@Gale: Thanks. Yeah, they are fatties. I've been feeding them a little more and a little fattier diet because I want to try some runs with them in the next few months.
@Pro: Sorry. I didn't notice your thread before, but now I have. They are not inexpensive fish. I mean, sure, they are pretty cheap to buy, but the upkeep is a killer. I'm lucky to have a large volume of water to back these guys up. When I was training them, they were in about 125 gals. of water and really could've used a water change every single day for the first couple of months.
If you really want to try them, try to track down the March/April issue of Coral magazine. Matt Pedersen has an article in there all about how he weaned his fish that's very, very good. I know Coral sells back issues, but if you can't track it down let me know. I'll find my copy and photocopy it for you. In the meantime here's his thread, which is what inspired me to try them in the first place:
http://www.marinebreeder.org/phpbb/viewtopic.php?f=191&t=1922&start=0
That said, Matt's techniques (smearing food on acro skeletons) didn't work for me at all. I go through all that in the article on my website that I linked below the photo. One thing to remember as far as food goes: Eggs are your friends. I used Nutramar Ova (prawn eggs) as the food that they couldn't resist eating. Other people have had success with other types of small fish roe. But if you are going to get finicky eaters to eat, it most often seems to start with eggs of some sort. It makes sense. Eggs are very fatty and packed with calories and most fish seem to not be able to resist eating them whenever they can.

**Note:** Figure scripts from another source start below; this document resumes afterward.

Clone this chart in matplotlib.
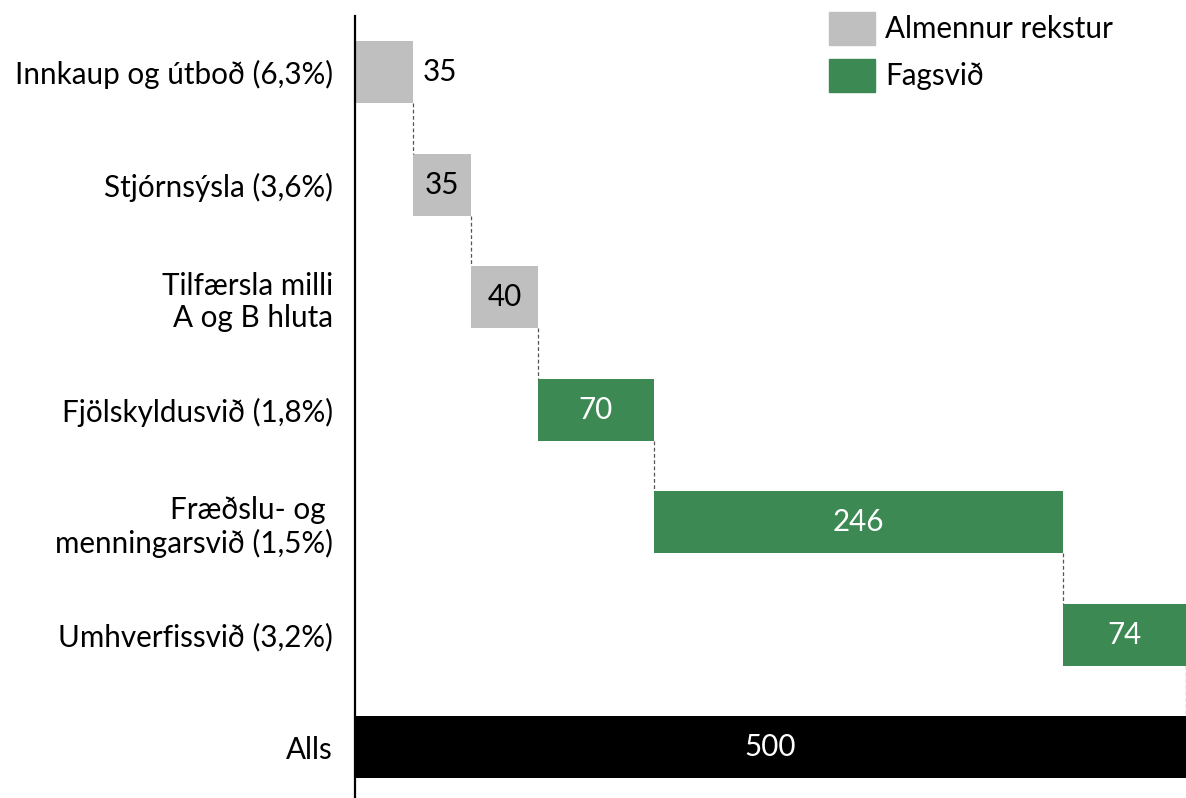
import matplotlib
matplotlib.use("Agg")
import matplotlib.pyplot as plt
from matplotlib.patches import Patch

categories = ["Innkaup og útboð (6,3%)", "Stjórnsýsla (3,6%)", "Tilfærsla milli\nA og B hluta",
              "Fjölskyldusvið (1,8%)", "Fræðslu- og \nmenningarsvið (1,5%)", "Umhverfissvið (3,2%)", "Alls"]
values = [35, 35, 40, 70, 246, 74, 500]
groups = ["Almennur rekstur", "Almennur rekstur", "Almennur rekstur", "Fagsvið", "Fagsvið", "Fagsvið", "Alls"]
colors = {"Almennur rekstur": "#BFBFBF", "Fagsvið": "#3C8953", "Alls": "#000000"}

plt.rcParams['font.family'] = ['Lato', 'DejaVu Sans']
FS = 21.3
fig = plt.figure(figsize=(11.86, 7.98), dpi=100)
ax = fig.add_axes([355/1186, 0, 1 - 355/1186, (798-16)/798])

ypos = list(range(len(categories)))
starts = []
cum = 0
for i, v in enumerate(values):
    if groups[i] == "Alls":
        starts.append(0)
    else:
        starts.append(cum)
        cum += v

h = 0.55
for i, v in enumerate(values):
    ax.barh(ypos[i], v, left=starts[i], height=h, color=colors[groups[i]])
    end = starts[i] + v
    if i == 0:
        ax.text(end + 6, ypos[i], str(v), va='center', ha='left', fontsize=FS, color='black')
    else:
        tc = 'black' if groups[i] == "Almennur rekstur" else 'white'
        ax.text(starts[i] + v/2, ypos[i], str(v), va='center', ha='center', fontsize=FS, color=tc)
    if i < len(values) - 1:
        ax.plot([end, end], [ypos[i] + h/2, ypos[i+1] - h/2], color='#555555', lw=0.9, ls=(0, (3, 2)))

ax.set_xlim(0, 500)
ax.set_ylim(6.45, -0.5)
ax.set_yticks(ypos)
ax.set_yticklabels(categories, fontsize=FS)
ax.tick_params(axis='y', length=0, pad=16)
ax.set_xticks([])
for s in ['top', 'right', 'bottom']:
    ax.spines[s].set_visible(False)
ax.spines['left'].set_linewidth(1.6)

handles = [Patch(color=colors["Almennur rekstur"], label="Almennur rekstur"),
           Patch(color=colors["Fagsvið"], label="Fagsvið")]
fig.legend(handles=handles, loc='upper left', bbox_to_anchor=(829/1186, 1 - 12/798), frameon=False,
           borderpad=0, borderaxespad=0,
           fontsize=FS, handlelength=1.55, handleheight=1.35, labelspacing=0.45, handletextpad=0.35)

fig.savefig("out.png", dpi=100)
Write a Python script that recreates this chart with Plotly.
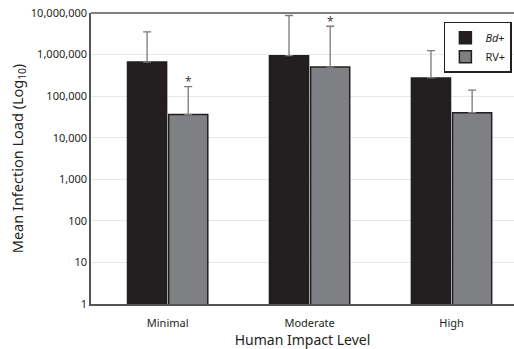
import math
import plotly.graph_objects as go

categories = ["Minimal", "Moderate", "High"]
bd_values = [660000, 940000, 275000]
bd_err_top = [3500000, 8700000, 1240000]
rv_values = [36000, 500000, 40000]
rv_err_top = [170000, 4800000, 140000]
rv_signif = [True, True, False]
y_tickvals = [1, 10, 100, 1000, 10000, 100000, 1000000, 10000000]
y_ticktext = ["1", "10", "100", "1,000", "10,000", "100,000", "1,000,000", "10,000,000"]

FONT = "Noto Sans"

fig = go.Figure()
fig.add_trace(go.Bar(
    x=categories, y=bd_values, name="<i>Bd</i>+",
    marker=dict(color="#231f20", line=dict(color="#231f20", width=1.5)),
    error_y=dict(type="data", symmetric=False,
                 array=[t - v for t, v in zip(bd_err_top, bd_values)],
                 arrayminus=[0, 0, 0], color="#7a7a7a", thickness=1.3, width=4),
))
fig.add_trace(go.Bar(
    x=categories, y=rv_values, name="RV+",
    marker=dict(color="#7f8083", line=dict(color="#231f20", width=1.5)),
    error_y=dict(type="data", symmetric=False,
                 array=[t - v for t, v in zip(rv_err_top, rv_values)],
                 arrayminus=[0, 0, 0], color="#7a7a7a", thickness=1.3, width=4),
))

for c, top, s in zip(categories, rv_err_top, rv_signif):
    if s:
        fig.add_annotation(x=c, y=math.log10(top), xref="x", yref="y", text="*",
                           showarrow=False, xshift=21, yshift=5,
                           font=dict(family=FONT, size=12, color="#444"))

fig.update_layout(
    width=514, height=349,
    margin=dict(l=91, r=0, t=13, b=45),
    paper_bgcolor="white", plot_bgcolor="white",
    barmode="group", bargap=0.42, bargroupgap=0.05,
    font=dict(family=FONT, color="#231f20"),
    showlegend=True,
    legend=dict(x=0.995, y=0.97, xanchor="right", yanchor="top",
                bordercolor="#231f20", borderwidth=1.5, bgcolor="white",
                font=dict(family=FONT, size=11, color="#231f20"),
                itemwidth=30, tracegroupgap=0),
    xaxis=dict(range=[-0.54, 2.44], showgrid=False, showline=True, linecolor="#555",
               linewidth=1.5, ticks="", tickfont=dict(family=FONT, size=11),
               ticklabelstandoff=8,
               title=dict(text="Human Impact Level", font=dict(family=FONT, size=14), standoff=4),
               mirror=False),
    yaxis=dict(type="log", range=[0, 7], tickvals=y_tickvals, ticktext=y_ticktext,
               showgrid=True, gridcolor="#e8e8e8", gridwidth=1, showline=True,
               linecolor="#555", linewidth=1.5, ticks="", zeroline=False,
               tickfont=dict(family=FONT, size=11),
               title=dict(text="Mean Infection Load (Log<sub>10</sub>)",
                          font=dict(family=FONT, size=14.5), standoff=4)),
)
fig.add_shape(type="line", xref="paper", yref="paper", x0=0, x1=1, y0=1, y1=1,
              line=dict(color="#555", width=1.5))

fig.write_html("out.html")
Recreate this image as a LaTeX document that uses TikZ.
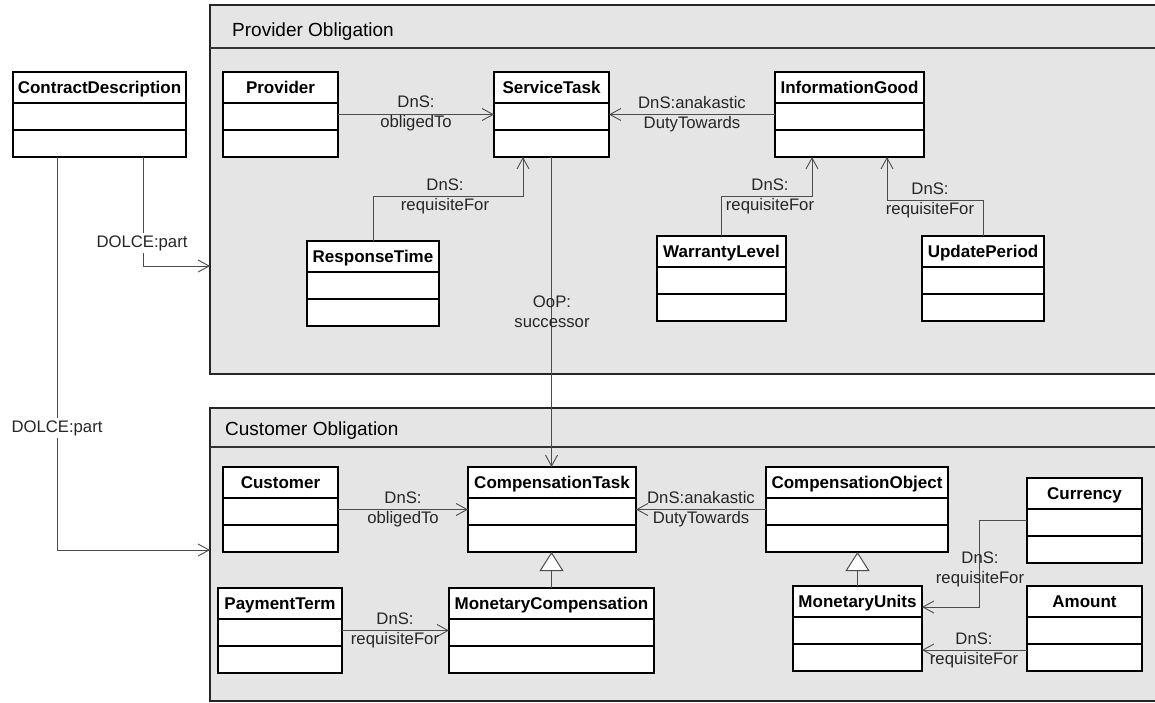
\documentclass[tikz,border=0pt]{standalone}
\usepackage{fontspec}
\setmainfont{Liberation Sans}
\usetikzlibrary{arrows.meta,calc}

\tikzset{
  pkg/.style={draw=black!85, line width=1.4pt, fill=black!10, inner sep=0pt, outer sep=0pt, anchor=north west},
  pkgtitle/.style={font=\fontsize{19}{23}\selectfont, anchor=base west, inner sep=0pt},
  classbox/.style={draw=black, line width=1.3pt, fill=white, minimum height=85pt, inner sep=0pt, outer sep=0pt, anchor=north west},
  classname/.style={font=\fontsize{17}{20}\selectfont\bfseries, anchor=base, inner sep=0pt},
  sepline/.style={draw=black, line width=1.3pt},
  assoc/.style={draw=black!70, line width=0.9pt, -{Straight Barb[length=11pt,width=12pt,line width=0.9pt]}},
  gen/.style={draw=black!70, line width=0.9pt, -{Triangle[length=19pt,width=24pt,fill=white,line width=1pt]}},
  rel/.style={font=\fontsize{16.7}{20}\selectfont, align=center, inner sep=0pt, text=black!85},
  partlabel/.style={rel, fill=white, inner xsep=1pt, inner ysep=2pt},
}

% A UML class: name, top-left x, top-left y, width, title
\newcommand\umlclass[5]{%
  \node[classbox, minimum width=#4pt] (#1) at (#2,#3) {};
  \node[classname] (#1-title) at ($(#1.north)+(0,21)$) {#5};
  \draw[sepline] ($(#1.north west)+(0,31)$) -- ($(#1.north east)+(0,31)$);
  \draw[sepline] ($(#1.north west)+(0,58)$) -- ($(#1.north east)+(0,58)$);
}

\begin{document}
\begin{tikzpicture}[x=1pt, y=-1pt]
\useasboundingbox (0,0) rectangle (1155,702);

% packages
\node[pkg, minimum width=950pt, minimum height=369pt] (ppkg) at (210,5) {};
\draw[black!80, line width=1.6pt] ($(ppkg.north west)+(0,43)$) -- ($(ppkg.north east)+(0,43)$);
\node[pkgtitle] (ppkg-title) at (232,36) {Provider Obligation};

\node[pkg, minimum width=950pt, minimum height=293pt] (cpkg) at (210,408) {};
\draw[black!80, line width=1.6pt] ($(cpkg.north west)+(0,39)$) -- ($(cpkg.north east)+(0,39)$);
\node[pkgtitle] (cpkg-title) at (225,435) {Customer Obligation};

% classes
\umlclass{cd}{13}{72}{173}{ContractDescription}
\umlclass{prov}{223}{72}{115}{Provider}
\umlclass{svc}{494}{72}{115}{ServiceTask}
\umlclass{ig}{775}{72}{149}{InformationGood}
\umlclass{rt}{307}{241}{132}{ResponseTime}
\umlclass{wl}{657}{236}{129}{WarrantyLevel}
\umlclass{up}{922}{236}{122}{UpdatePeriod}

\umlclass{cust}{223}{467}{115}{Customer}
\umlclass{ctask}{468}{467}{168}{CompensationTask}
\umlclass{cobj}{766}{467}{182}{CompensationObject}
\umlclass{cur}{1027}{478}{115}{Currency}
\umlclass{amt}{1027}{586}{115}{Amount}
\umlclass{mu}{793}{586}{129}{MonetaryUnits}
\umlclass{mc}{449}{588}{205}{MonetaryCompensation}
\umlclass{pt}{218}{588}{124}{PaymentTerm}

% contract parts
\draw[assoc] ($(cd.south)+(43.5,0)$) |- ($(ppkg.north west)+(0,261)$);
\draw[assoc] ($(cd.south)+(-42.5,0)$) |- ($(cpkg.north west)+(0,142)$);
\node[partlabel] at (142,243) {DOLCE:part};
\node[partlabel] at (57,428) {DOLCE:part};

% provider obligation
\draw[assoc] (prov.east) -- (svc.west);
\node[rel] at (416,113.5) {DnS:\\obligedTo};
\draw[assoc] (ig.west) -- (svc.east);
\node[rel] at (692,114) {DnS:anakastic\\DutyTowards};
\draw[assoc] (rt.north) |- ($(svc.south)+(-28.5,39)$) -- ($(svc.south)+(-28.5,0)$);
\node[rel] at (445,196.5) {DnS:\\requisiteFor};
\draw[assoc] (wl.north) |- ($(ig.south)+(-37.5,39)$) -- ($(ig.south)+(-37.5,0)$);
\node[rel] at (770,196.5) {DnS:\\requisiteFor};
\draw[assoc] (up.north) |- ($(ig.south)+(37.5,43)$) -- ($(ig.south)+(37.5,0)$);
\node[rel] at (930,200.5) {DnS:\\requisiteFor};

% succession between the tasks
\draw[assoc] (svc.south) -- (svc.south |- ctask.north);
\node[rel] at (552,312) {OoP:\\successor};

% customer obligation
\draw[assoc] (cust.east) -- (ctask.west);
\node[rel] at (403,509) {DnS:\\obligedTo};
\draw[assoc] (cobj.west) -- (ctask.east);
\node[rel] at (701,509) {DnS:anakastic\\DutyTowards};
\draw[gen] (mc.north) -- (mc.north |- ctask.south);
\draw[gen] (mu.north) -- (mu.north |- cobj.south);
\draw[assoc] (pt.east) -- (mc.west);
\node[rel] at (395,630) {DnS:\\requisiteFor};
\draw[assoc] (cur.west) -- ++(-48,0) |- ($(mu.north east)+(0,21)$);
\node[rel] at (980,569.5) {DnS:\\requisiteFor};
\draw[assoc] ($(amt.north west)+(0,64)$) -- ($(mu.north east)+(0,64)$);
\node[rel] at (974,650) {DnS:\\requisiteFor};
\end{tikzpicture}
\end{document}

Once they are eating one food (whatever it is), then you start slowly introducing new foods while continuing with whatever it is they are eating. Then you are golden.
But these fish do need to eat often through the day. Especially at first when you get them because they'll be mostly starved when you get them. There's not a lot of time to get them onto substitute foods before they will die. But I still feed them 3-5 times per day.
Lots of water changes. I would take the time to get their tank used to processing a lot of foods, even before you get the fish. Ammonia spikes seem to put them off eating, so you want to have your tank bacteria used to a lot of foods up-front.
They are hard fish to get onto substitute foods. Really hard. I've trained cleaner wrasses and obligate corallivore butterflyfish to substitute foods. These were far more difficult.
BTW, I'm trying to scare you here. It's a lot of responsibility and a lot of expense and a lot of work to get these onto substitute foods. Go into it with your eyes open so you take your responsibility to the fish seriously. If they never take substitute foods, then it's up to you to make sure they have a steady supply of coral to eat for the rest of their lives.
Edit******
Also BTW, these have been captive-bred now and some have been raised. I'll be trying that soon as well. Captive-bred versions should be much better for captive life. If I manage to have success with them (and that's a big if, though Matt got 'em through mostly on rots), buying captive-bred would be the way to go. Not that I'm trying to push you to buy my fish, but I don't know of anyone else who's as far along with them as I am and Matt's taken some time off of breeding. But switching the food seems to be the hard part with these and captive-bred specimens should be much hardier.